Compute empirical coverage of confidence intervals

zval = qnorm(0.975)
mat_res_fl_df$upper_ci_gmwmx_beta1 = mat_res_fl_df$gmwmx_beta1_hat + zval * mat_res_fl_df$gmwmx_std_beta1_hat
mat_res_fl_df$lower_ci_gmwmx_beta1 = mat_res_fl_df$gmwmx_beta1_hat - zval * mat_res_fl_df$gmwmx_std_beta1_hat
# empirical coverage of gmwmx beta
dplyr::between(rep(beta[2], B_pl), mat_res_fl_df$lower_ci_gmwmx_beta1, mat_res_fl_df$upper_ci_gmwmx_beta1) %>% mean()
## [1] 0.94
# do the same for lm beta
mat_res_fl_df$upper_ci_lm_beta1 = mat_res_fl_df$lm_beta1_hat + zval * mat_res_fl_df$lm_std_beta1_hat
mat_res_fl_df$lower_ci_lm_beta1 = mat_res_fl_df$lm_beta1_hat - zval * mat_res_fl_df$lm_std_beta1_hat
dplyr::between(rep(beta[2], B_pl), mat_res_fl_df$lower_ci_lm_beta1, mat_res_fl_df$upper_ci_lm_beta1) %>% mean()
## [1] 0.07
Guerrier, Stéphane, Jan Skaloud, Yannick Stebler, and Maria-Pia Victoria-Feser. 2013. Wavelet-Variance-based Estimation for Composite Stochastic Processes.” Journal of the American Statistical Association 108 (503): 1021–30.
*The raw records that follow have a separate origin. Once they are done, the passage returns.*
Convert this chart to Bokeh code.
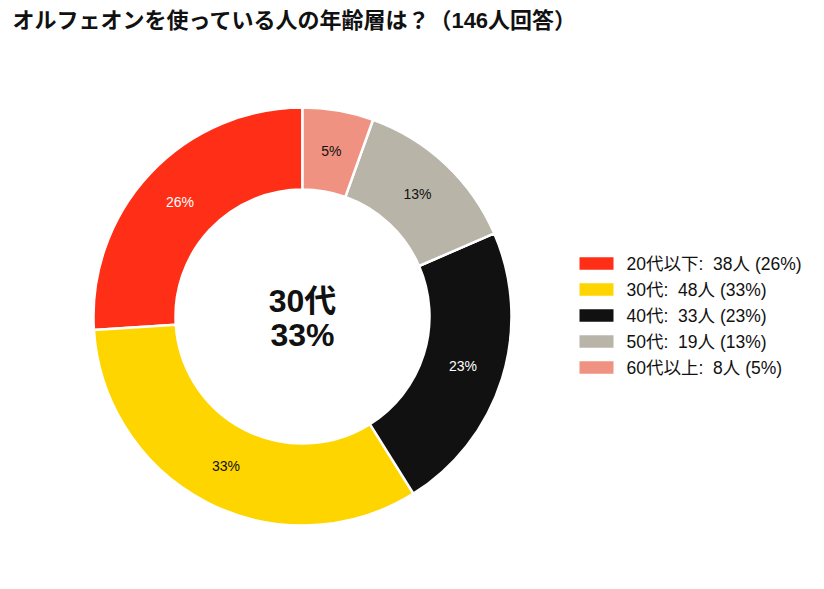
import math
from bokeh.plotting import figure
from bokeh.models import ColumnDataSource, Range1d
from bokeh.core.properties import value
from bokeh.embed import file_html
from bokeh.resources import INLINE

title = "オルフェオンを使っている人の年齢層は？（146人回答）"
categories = ["20代以下", "30代", "40代", "50代", "60代以上"]
counts = [38, 48, 33, 19, 8]
percents = [26, 33, 23, 13, 5]
colors = ["#FF2E16", "#FFD500", "#111111", "#B8B4A8", "#F09282"]
label_colors = ["white", "#111111", "white", "#111111", "#111111"]
center_lines = ["30代", "33%"]

W, H = 808, 573
FONT = "Liberation Sans, Noto Sans CJK JP"

p = figure(width=W, height=H, output_backend="svg", toolbar_location=None,
           x_range=Range1d(0, W), y_range=Range1d(0, H), min_border=0)
p.axis.visible = False
p.grid.visible = False
p.outline_line_color = None
p.background_fill_color = "white"

cx, cy = 302, 257
r_out, r_in = 209, 127
r_lab = 168

total = sum(counts)
starts, ends, lx, ly = [], [], [], []
acc = 0
for c in counts:
    a0 = math.pi / 2 + 2 * math.pi * acc / total
    acc += c
    a1 = math.pi / 2 + 2 * math.pi * acc / total
    starts.append(a0)
    ends.append(a1)
    m = (a0 + a1) / 2
    lx.append(cx + r_lab * math.cos(m))
    ly.append(cy + r_lab * math.sin(m))

src = ColumnDataSource(dict(start=starts, end=ends, color=colors,
                            lx=lx, ly=ly,
                            lab=[f"{v}%" for v in percents], lc=label_colors))
p.annular_wedge(x=cx, y=cy, inner_radius=r_in, outer_radius=r_out,
                inner_radius_units="screen", outer_radius_units="screen",
                start_angle="start", end_angle="end", fill_color="color",
                line_color="white", line_width=2.5, source=src)
p.text(x="lx", y="ly", text="lab", text_color="lc", source=src,
       text_align="center", text_baseline="middle",
       text_font=value(FONT), text_font_size="14px")

# center text
p.text(x=[cx, cx], y=[cy + 16, cy - 18], text=center_lines,
       text_align="center", text_baseline="middle", text_color="#111111",
       text_font=value(FONT), text_font_size="32px", text_font_style="bold")

# title
p.text(x=[12], y=[553], text=[title], text_align="left", text_baseline="middle",
       text_color="#111111", text_font=value(FONT), text_font_size="22px",
       text_font_style="bold")

# legend
leg_y = [H - 263 - 26 * i for i in range(len(categories))]
leg_text = [f"{c}:\u00a0\u00a0{n}人 ({pc}%)" for c, n, pc in zip(categories, counts, percents)]
p.rect(x=[596] * len(categories), y=leg_y, width=34, height=12.5,
       width_units="screen", height_units="screen",
       fill_color=colors, line_color=None)
p.text(x=[626] * len(categories), y=leg_y, text=leg_text, text_align="left",
       text_baseline="middle", text_color="#111111", text_font=value(FONT),
       text_font_size="17.5px")

open("out.html", "w").write(file_html(p, INLINE))
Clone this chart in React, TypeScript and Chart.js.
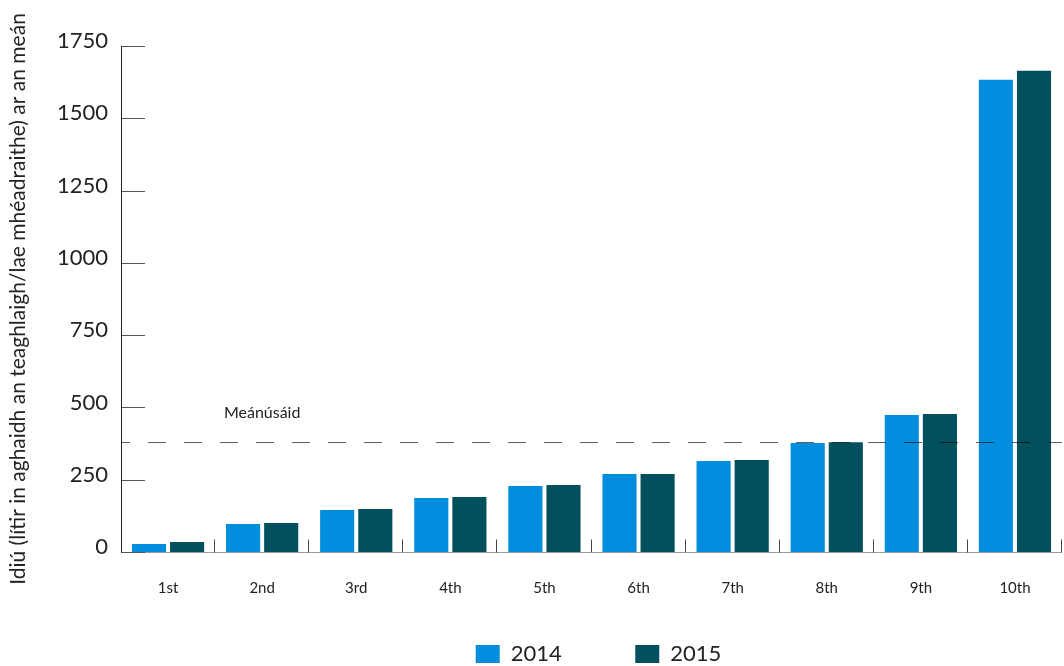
import React, { useEffect, useRef } from "react";
import { Chart, registerables } from "chart.js";

Chart.register(...registerables);

const categories = ["1st", "2nd", "3rd", "4th", "5th", "6th", "7th", "8th", "9th", "10th"];
const values2014 = [28, 97, 145, 187, 228, 270, 315, 377, 474, 1633];
const values2015 = [35, 100, 149, 190, 232, 270, 318, 380, 477, 1664];
const seriesNames = ["2014", "2015"];
const meanUsage = 380;
const meanLabel = "Meánúsáid";
const yTicks = [0, 250, 500, 750, 1000, 1250, 1500, 1750];
const yTitle = "Idiú (lítir in aghaidh an teaghlaigh/lae mhéadraithe) ar an meán";

const FONT = "Lato, 'Open Sans', sans-serif";

const axisPlugin = {
  id: "customAxes",
  afterLayout(chart: any) {
    const lg = chart.legend;
    if (!lg) return;
    lg.top = chart.chartArea.bottom + 17.5;
    lg.bottom = chart.height;
    lg.height = lg.bottom - lg.top;
    lg.left += 7;
    lg.right += 7;
  },
  afterDatasetsDraw(chart: any) {
    const { ctx, chartArea } = chart;
    const x = chart.scales.x;
    const y = chart.scales.y;
    ctx.save();
    // mean dashed line
    const my = Math.round(y.getPixelForValue(meanUsage)) + 0.5;
    ctx.strokeStyle = "rgba(0,0,0,0.62)";
    ctx.lineWidth = 1;
    ctx.setLineDash([18, 18]);
    ctx.lineDashOffset = 9;
    ctx.beginPath();
    ctx.moveTo(chartArea.left, my);
    ctx.lineTo(chartArea.right, my);
    ctx.stroke();
    ctx.setLineDash([]);
    ctx.fillStyle = "#222";
    ctx.font = "16px " + FONT;
    ctx.textAlign = "center";
    ctx.textBaseline = "middle";
    ctx.fillText(meanLabel, x.getPixelForValue(1), my - 30);

    // x axis line
    const by = Math.round(chartArea.bottom) + 0.5;
    ctx.strokeStyle = "#9a9a9a";
    ctx.lineWidth = 1;
    ctx.beginPath();
    ctx.moveTo(chartArea.left, by);
    ctx.lineTo(chartArea.right, by);
    ctx.stroke();
    // x ticks at category boundaries
    ctx.strokeStyle = "#444";
    const n = categories.length;
    const step = (chartArea.right - chartArea.left) / n;
    for (let i = 1; i <= n; i++) {
      const px = Math.round(chartArea.left + i * step) - 0.5;
      ctx.beginPath();
      ctx.moveTo(px, by - 13);
      ctx.lineTo(px, by);
      ctx.stroke();
    }
    // y ticks
    ctx.strokeStyle = "#555";
    for (const v of yTicks) {
      const py = Math.round(y.getPixelForValue(v)) + 0.5;
      ctx.beginPath();
      ctx.moveTo(chartArea.left, py);
      ctx.lineTo(chartArea.left + 24, py);
      ctx.stroke();
    }
    // y axis line
    const lx = Math.round(chartArea.left) + 0.5;
    ctx.strokeStyle = "#222";
    ctx.beginPath();
    ctx.moveTo(lx, chartArea.top);
    ctx.lineTo(lx, by);
    ctx.stroke();
    ctx.restore();
  },
};

export default function App() {
  const ref = useRef<HTMLCanvasElement>(null);
  useEffect(() => {
    if (!ref.current) return;
    const chart = new Chart(ref.current, {
      type: "bar",
      data: {
        labels: categories,
        datasets: [
          { label: seriesNames[0], data: values2014, backgroundColor: "#008ddd", borderWidth: 0 },
          { label: seriesNames[1], data: values2015, backgroundColor: "#024f5e", borderWidth: 0 },
        ],
      },
      options: {
        responsive: false,
        animation: false,
        events: [],
        layout: { padding: { left: 0, right: 2, top: 46, bottom: 0 } },
        datasets: { bar: { categoryPercentage: 0.81, barPercentage: 0.895 } },
        plugins: {
          tooltip: { enabled: false },
          legend: {
            position: "bottom",
            fullSize: false,
            maxHeight: 69,
            labels: {
              boxWidth: 24,
              boxHeight: 18,
              padding: 73.5,
              color: "#222",
              font: { family: FONT, size: 22 },
            },
          },
        },
        scales: {
          x: {
            grid: { display: false, drawTicks: false },
            border: { display: false },
            ticks: { color: "#222", font: { family: FONT, size: 15 }, padding: 27 },
            afterFit(scale: any) {
              scale.height = 45;
            },
          },
          y: {
            min: 0,
            max: 1750,
            afterBuildTicks(scale: any) {
              scale.ticks = yTicks.map((v) => ({ value: v }));
            },
            grid: { display: false, drawTicks: false },
            border: { display: false },
            ticks: {
              color: "#222",
              font: { family: FONT, size: 22 },
              padding: 13,
              labelOffset: -5,
              callback: (v: any) => String(v),
            },
            title: {
              display: true,
              text: yTitle,
              color: "#222",
              font: { family: FONT, size: 21 },
              padding: { top: 6, bottom: 0 },
            },
            afterFit(scale: any) {
              scale.width = 121;
            },
          },
        },
      },
      plugins: [axisPlugin],
    });
    return () => chart.destroy();
  }, []);
  return (
    <div style={{ position: "absolute", left: 0, top: 0, width: 1064, height: 666, background: "#fff" }}>
      <canvas ref={ref} width={1064} height={666} style={{ display: "block" }} />
    </div>
  );
}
Xu, Haotian, Stéphane Guerrier, Roberto Molinari, and Yuming Zhang. 2017. A Study of the Allan Variance for Constant-mean Nonstationary Processes.” IEEE Signal Processing Letters 24 (8): 1257–60.
Zhang, Nien Fan. 2008. Allan Variance of Time Series Models for Measurement Data.” Metrologia 45 (5): 549.